----- Provided data -----

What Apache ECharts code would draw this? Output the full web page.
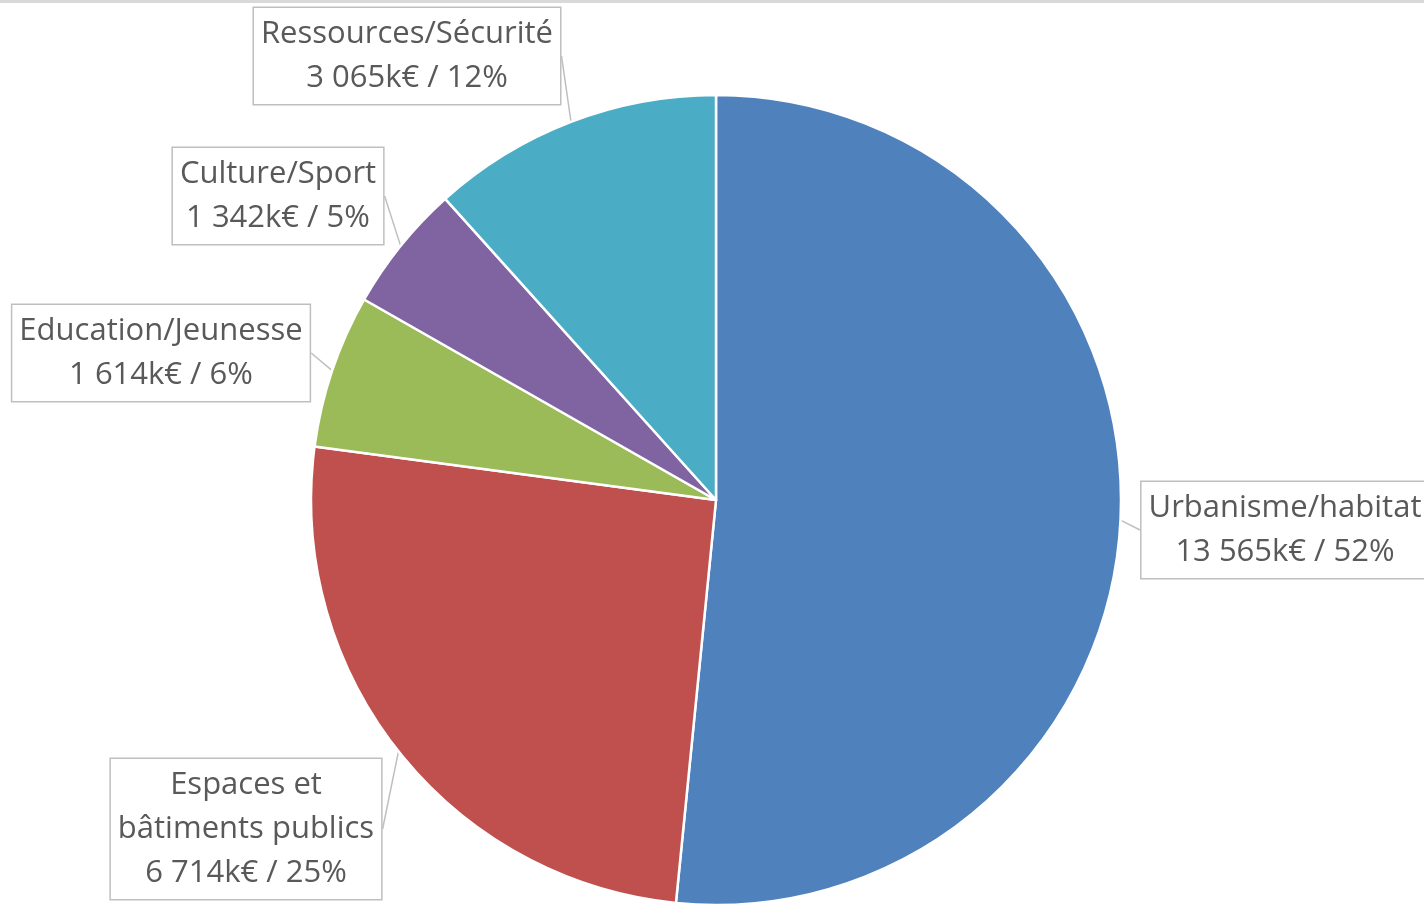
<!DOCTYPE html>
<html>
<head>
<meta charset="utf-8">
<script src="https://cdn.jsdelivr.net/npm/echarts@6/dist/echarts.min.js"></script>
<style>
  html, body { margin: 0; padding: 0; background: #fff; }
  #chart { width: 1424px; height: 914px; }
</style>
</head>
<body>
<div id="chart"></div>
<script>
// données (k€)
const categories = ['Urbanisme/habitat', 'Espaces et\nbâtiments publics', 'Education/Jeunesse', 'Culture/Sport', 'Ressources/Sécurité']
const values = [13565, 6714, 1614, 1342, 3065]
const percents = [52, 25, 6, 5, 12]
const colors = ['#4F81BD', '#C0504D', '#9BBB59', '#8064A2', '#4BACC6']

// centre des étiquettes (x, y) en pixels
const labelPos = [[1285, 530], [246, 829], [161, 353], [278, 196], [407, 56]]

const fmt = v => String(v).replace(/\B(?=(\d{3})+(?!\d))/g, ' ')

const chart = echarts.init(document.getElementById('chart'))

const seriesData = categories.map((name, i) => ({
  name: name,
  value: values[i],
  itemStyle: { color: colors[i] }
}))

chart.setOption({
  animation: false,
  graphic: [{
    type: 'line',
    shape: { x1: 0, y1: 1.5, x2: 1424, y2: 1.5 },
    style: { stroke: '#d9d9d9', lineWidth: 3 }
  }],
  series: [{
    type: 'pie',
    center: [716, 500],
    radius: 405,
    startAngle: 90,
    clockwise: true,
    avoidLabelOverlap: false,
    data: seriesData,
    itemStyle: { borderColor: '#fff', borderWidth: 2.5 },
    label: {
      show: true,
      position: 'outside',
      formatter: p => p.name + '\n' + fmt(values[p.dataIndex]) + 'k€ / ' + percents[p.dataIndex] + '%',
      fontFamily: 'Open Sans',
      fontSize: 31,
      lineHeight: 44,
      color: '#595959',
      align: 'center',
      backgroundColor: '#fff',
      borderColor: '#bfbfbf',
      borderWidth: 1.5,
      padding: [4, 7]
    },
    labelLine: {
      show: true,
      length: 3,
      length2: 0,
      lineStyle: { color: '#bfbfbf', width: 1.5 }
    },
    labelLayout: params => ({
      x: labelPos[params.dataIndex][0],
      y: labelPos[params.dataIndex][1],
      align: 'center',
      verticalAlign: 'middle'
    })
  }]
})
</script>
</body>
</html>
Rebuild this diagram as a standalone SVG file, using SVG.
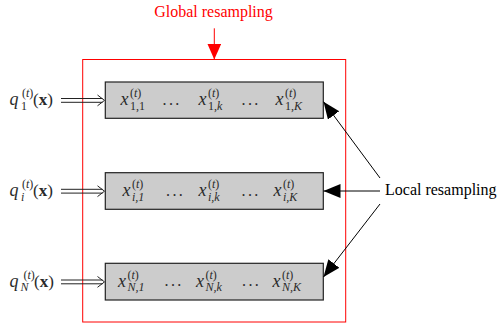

-----

→ What you are asked to do:
Repeat the material verbatim. Do not carry over any picture.

→ Task output:
What Apache ECharts code would draw this? Output the full web page.
<!DOCTYPE html>
<html>
<head>
<meta charset="utf-8">
<script src="https://cdn.jsdelivr.net/npm/echarts@6/dist/echarts.min.js"></script>
<style>
  html, body { margin: 0; padding: 0; background: #fff; }
  #chart { width: 1424px; height: 914px; }
</style>
</head>
<body>
<div id="chart"></div>
<script>
// données (k€)
const categories = ['Urbanisme/habitat', 'Espaces et\nbâtiments publics', 'Education/Jeunesse', 'Culture/Sport', 'Ressources/Sécurité']
const values = [13565, 6714, 1614, 1342, 3065]
const percents = [52, 25, 6, 5, 12]
const colors = ['#4F81BD', '#C0504D', '#9BBB59', '#8064A2', '#4BACC6']

// centre des étiquettes (x, y) en pixels
const labelPos = [[1285, 530], [246, 829], [161, 353], [278, 196], [407, 56]]

const fmt = v => String(v).replace(/\B(?=(\d{3})+(?!\d))/g, ' ')

const chart = echarts.init(document.getElementById('chart'))

const seriesData = categories.map((name, i) => ({
  name: name,
  value: values[i],
  itemStyle: { color: colors[i] }
}))

chart.setOption({
  animation: false,
  graphic: [{
    type: 'line',
    shape: { x1: 0, y1: 1.5, x2: 1424, y2: 1.5 },
    style: { stroke: '#d9d9d9', lineWidth: 3 }
  }],
  series: [{
    type: 'pie',
    center: [716, 500],
    radius: 405,
    startAngle: 90,
    clockwise: true,
    avoidLabelOverlap: false,
    data: seriesData,
    itemStyle: { borderColor: '#fff', borderWidth: 2.5 },
    label: {
      show: true,
      position: 'outside',
      formatter: p => p.name + '\n' + fmt(values[p.dataIndex]) + 'k€ / ' + percents[p.dataIndex] + '%',
      fontFamily: 'Open Sans',
      fontSize: 31,
      lineHeight: 44,
      color: '#595959',
      align: 'center',
      backgroundColor: '#fff',
      borderColor: '#bfbfbf',
      borderWidth: 1.5,
      padding: [4, 7]
    },
    labelLine: {
      show: true,
      length: 3,
      length2: 0,
      lineStyle: { color: '#bfbfbf', width: 1.5 }
    },
    labelLayout: params => ({
      x: labelPos[params.dataIndex][0],
      y: labelPos[params.dataIndex][1],
      align: 'center',
      verticalAlign: 'middle'
    })
  }]
})
</script>
</body>
</html>
Rebuild this diagram as a standalone SVG file, using SVG.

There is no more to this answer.